На другой день после этого вечера тогдашний сотрудник "Москвитянина" Н. В. Берг пригласил меня, от имени С. П. Шевырева, на вечер к последнему. Здесь зашла опять речь о Гоголе, и Шевырев сообщил, что Гоголь, оставшись на днях недоволен игрою некоторых московских актеров в "Ревизоре", предложил, по совету Щепкина, лично прочесть главные сцены этой комедии Шуйскому, Самарину и другим артистам.

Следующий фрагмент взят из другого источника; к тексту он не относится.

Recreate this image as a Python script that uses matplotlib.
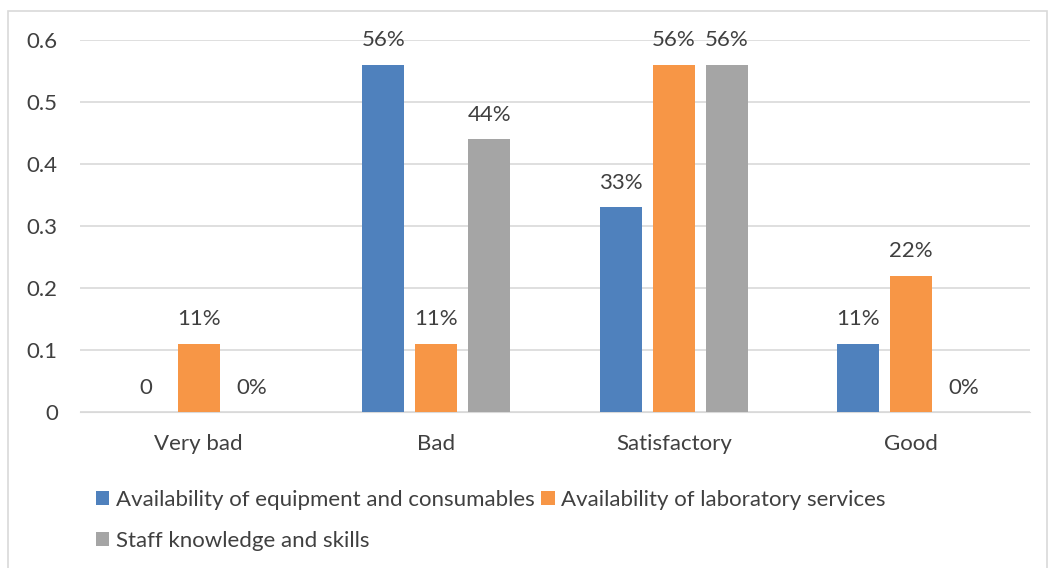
import matplotlib.pyplot as plt
import matplotlib.patches as mpatches
import numpy as np

categories = ["Very bad", "Bad", "Satisfactory", "Good"]
series_names = ["Availability of equipment and consumables",
                "Availability of laboratory services",
                "Staff knowledge and skills"]
equipment = [0, 0.56, 0.33, 0.11]
laboratory = [0.11, 0.11, 0.56, 0.22]
staff = [0, 0.44, 0.56, 0]
equipment_labels = ["0", "56%", "33%", "11%"]
laboratory_labels = ["11%", "11%", "56%", "22%"]
staff_labels = ["0%", "44%", "56%", "0%"]
yticks = [0, 0.1, 0.2, 0.3, 0.4, 0.5, 0.6]

colors = ["#4F81BD", "#F79646", "#A5A5A5"]
textcolor = "#404040"
fs = 16

plt.rcParams['font.family'] = ['Lato', 'DejaVu Sans']

fig = plt.figure(figsize=(10.5, 5.68), dpi=100)
# chart frame like Excel
fig.patches.append(mpatches.Rectangle((8 / 1050, -0.1), 1039 / 1050, 1 - 11 / 568 + 0.1,
                                      transform=fig.transFigure, fill=False,
                                      edgecolor="#D9D9D9", linewidth=1.2))
ax = fig.add_axes([80 / 1050, 1 - 412 / 568, 950 / 1050, 372 / 568])

x = np.arange(len(categories))
width = 0.177
pitch = 0.223
handles = []
all_vals = [equipment, laboratory, staff]
all_labels = [equipment_labels, laboratory_labels, staff_labels]
for i in range(3):
    pos = x + (i - 1) * pitch
    bars = ax.bar(pos, all_vals[i], width, color=colors[i], label=series_names[i], zorder=3)
    handles.append(bars)
    for p, v, lab in zip(pos, all_vals[i], all_labels[i]):
        ax.annotate(lab, (p, v), xytext=(0, 17.5), textcoords="offset points",
                    ha="center", va="center", fontsize=fs, color=textcolor)

ax.set_xlim(-0.5, 3.5)
ax.set_ylim(0, 0.6)
ax.set_yticks(yticks)
ax.set_yticklabels([str(t) for t in yticks])
ax.set_xticks(x)
ax.set_xticklabels(categories)
ax.tick_params(length=0, labelsize=fs, labelcolor=textcolor)
ax.tick_params(axis='y', pad=16)
ax.tick_params(axis='x', pad=15.5)
for s in ["top", "right", "left"]:
    ax.spines[s].set_visible(False)
ax.spines["bottom"].set_color("#D9D9D9")
ax.grid(axis='y', color="#D9D9D9", linewidth=1.2, zorder=0)

leg = fig.legend([handles[0], handles[2], handles[1]],
                 [series_names[0], series_names[2], series_names[1]],
                 ncol=2, loc="upper left", bbox_to_anchor=(87 / 1050, 1 - 481 / 568),
                 frameon=False, fontsize=fs, handlelength=0.6, handleheight=0.6,
                 handletextpad=0.3, columnspacing=0.3, labelspacing=0.95, borderaxespad=0)
for t in leg.get_texts():
    t.set_color(textcolor)

fig.savefig("out.png", dpi=100)
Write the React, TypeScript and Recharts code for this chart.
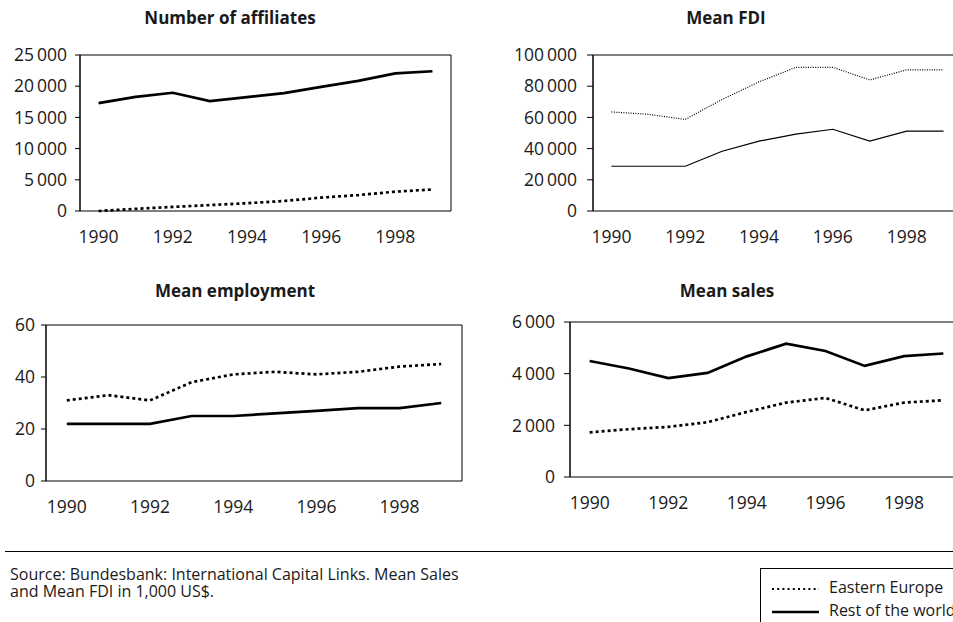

Прошло еще два дня. Я уже со всеми простился и собирался уехать из Москвы, когда получил от Бодянского следующее письмо:
"4-го ноября, 1851 года, воскресенье. Мне поручили просить вас завернуть к Аксаковым. Они имеют к вам просьбу о доставке одного письма к кому-то в Малороссию. Ваш весь -- О. Б.". К этому письму, доставленному мне слугою Аксаковых, была приложена следующая записка, писанная в третьем лице Н. С. Аксаковою, от имени ее матери: "Ольга Семеновна Аксакова, узнав, что г. Данилевский еще в Москве, просит его очень заехать к ней. если только у него есть свободная минута". Я ответил Бодянскому, что уезжаю 6-го ноября и что завтра постараюсь быть в назначенное время у О. С. Аксаковой.
Вечером 5-го ноября, в понедельник, я подъехал на Поварскую к квартире Аксаковых. Вышедший на мой звонок слуга объявил, что О. С. Аксакова очень извиняется, так как по нездоровью не может меня принять, а просит, от имени Сергея Тимофеевича и Ивана Сергеевича, пожаловать к Гоголю, куда они оба только что уехали и куда, по желанию Гоголя, они приглашают и меня. "Что же там?" -- спросил я слугу. "Чтение какое-то". Я вспомнил слова Шевырева о предположенном чтении "Ревизора" и, от души обрадовавшись случаю не только снова увидеть Гоголя, но и услышать его чтение, поспешил на Никитский бульвар.